Another debate is over democracy and Islam and whether one can "reform" traditional Islamic concepts. Those of you who watched the debate may have observed the exchange between Larry Johnson and Alexis Debat on the question of innovation. Larry notes that the Arabic words "Bida’ or ibtida’ would be the operational words both derived from the verbal root (BD’) in which the ideas of innovation and heresy are inextricably linked. " It is an interesting point--during the Byzantine period the word "to innovate" was paired with a meaning of "to cause injury" (e.g. departure from tradition is harmful). This is why it is always important, as my colleague Nicolai N. Petro has noted in his study of Novgorod region and why reforms took root there, to, in cultures that place a high value on tradition, to be able to show how "change" is related to "a return" to past traditions.

This comment may not be specifically connected to this entry, but since we are talking about democracy, I did want to make some points about the book "Electing to Fight: Why Emerging Democracies Go to War" by Mansfield and Snyder. Over the next couple of weeks, hope to have some detailed thoughts on the book. It appears to have considerable statistical analysis, will need to spend some time walking through the data.
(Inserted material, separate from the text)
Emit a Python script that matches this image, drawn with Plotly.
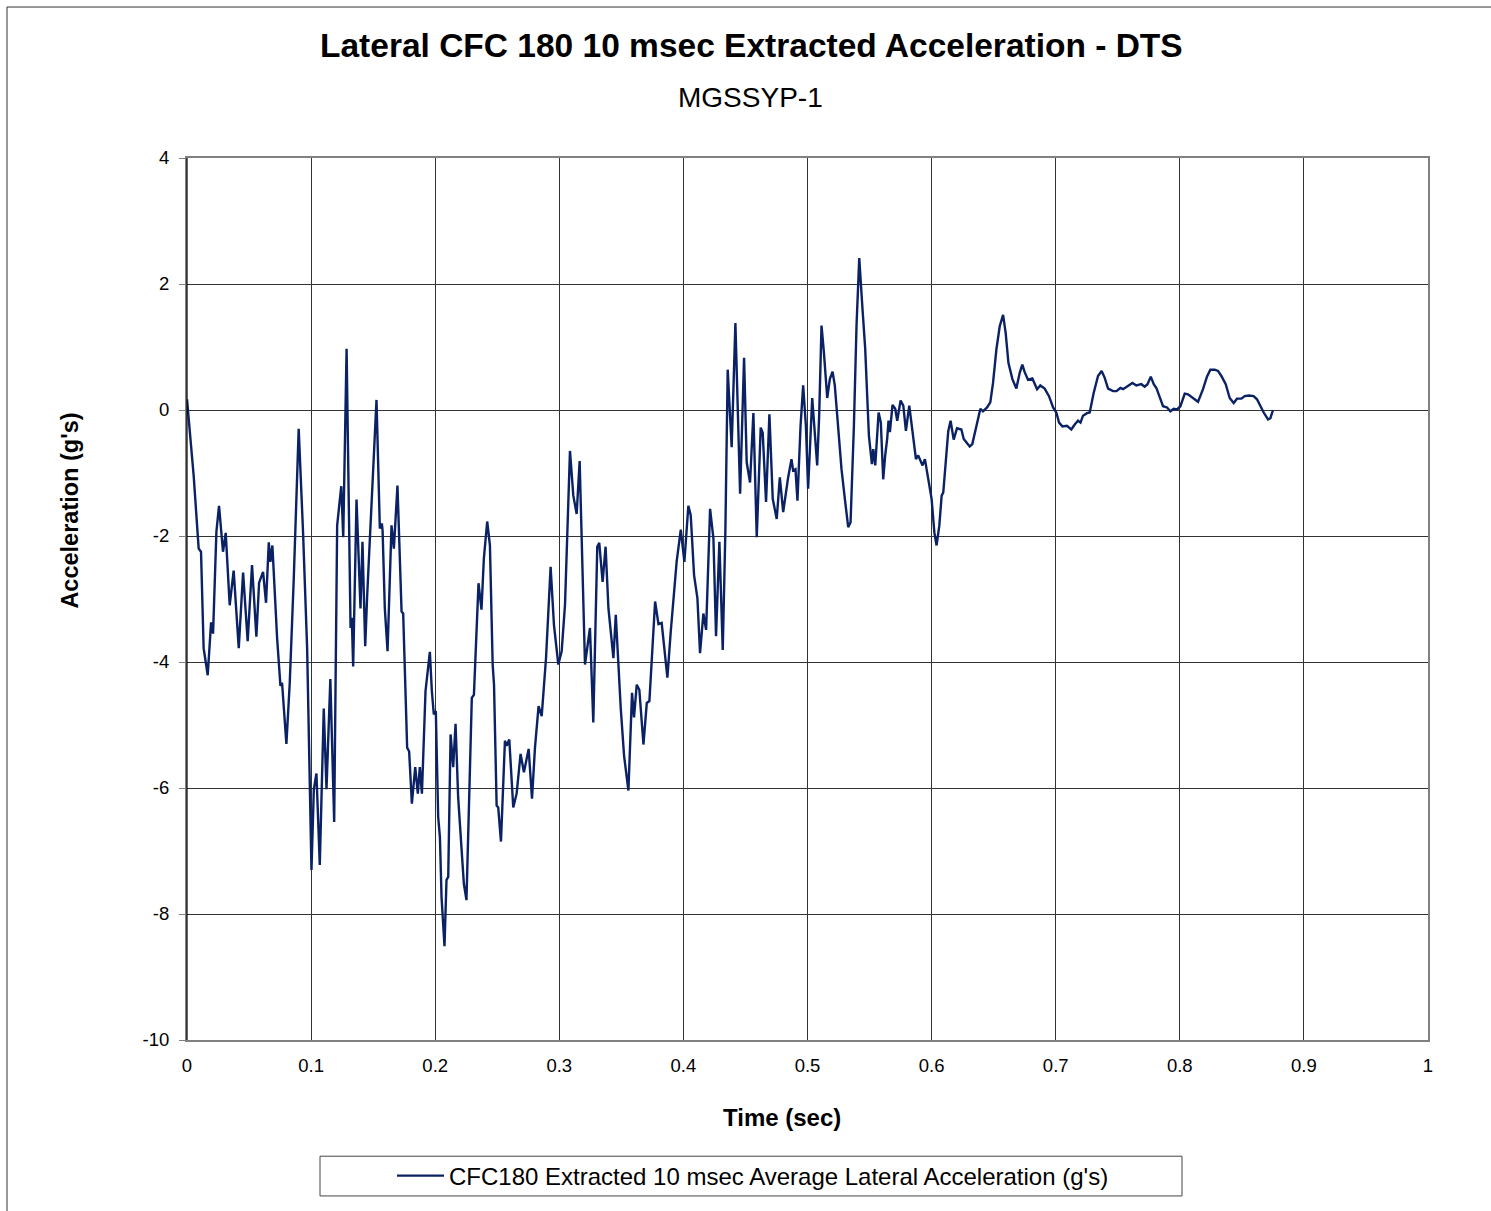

There are some interesting observations that deserve being critiqued within the first few chapters (and with cursory reading). There appear to be some instances where the authors are making statements about "incomplete democratization" that could easily be applied to some countries which are certainly considered as "complete democracies".

For example, p. 55-56 talks about interests such as "imperial, militarist and protectionist" acting as powerful cartels that push for aggression.

And p. 52 offers this comment:

"One of the main reasons that democracies are more prudent in their war-making is that "strong evaluative institutions ceaselessly scrutinize the government's foreign policies and make public the information that is needed to weigh the likely consequences of military action in a credible way."

Strikes a chord?
A propos the comment I made at during the discussion that perhaps
the difficulty with the hypothetical liberal Islamic polity of David Rivkin's model is that its Muslim proponents cannot quite write off their more illiberal correligious as being "beyond the pale," those following our discussion might find of interest my review of an apposite volume in the new (December 31) issue of National Review (see:
The problem with the "democratic reformers" in many parts of the world is that they are in the position of being "innovators" who must demonstrate why reform is in keeping with tradition, whereas the non-democratic advocates can fall back on the past. This was a problem even for the Catholic states of southern Europe and Latin America a generation ago, and it wasn't until the shakeup of Vatican II that a re-engineering of Catholic tradition to align with democracy took place.
My thanks to Mr. Rivkin for his comments, and for that clarification. He seems more level-headed and practical on this question than some of hte others I have seen talking about this question.
Transcript of the event is now available at Lexis-Nexis: found the closing statement to be quite useful and wanted to repost here:

I think that we leave you with, at the end of December 2005, is this idea that there is no quick, tidy politically mandated solution for Iraq that wraps everything up according to the dictates of the American electoral calendar. And that if we have commitments there, we need to see them through, but that at the same time there has to be a domestic consensus on what those commitments are and the cost and the price that we're willing to pay. Taxpayers' monies, civil liberties, all of these things need to be a part of the conversation. And perhaps the sloganeering that we've heard from both right and left on this is not really in the national interest.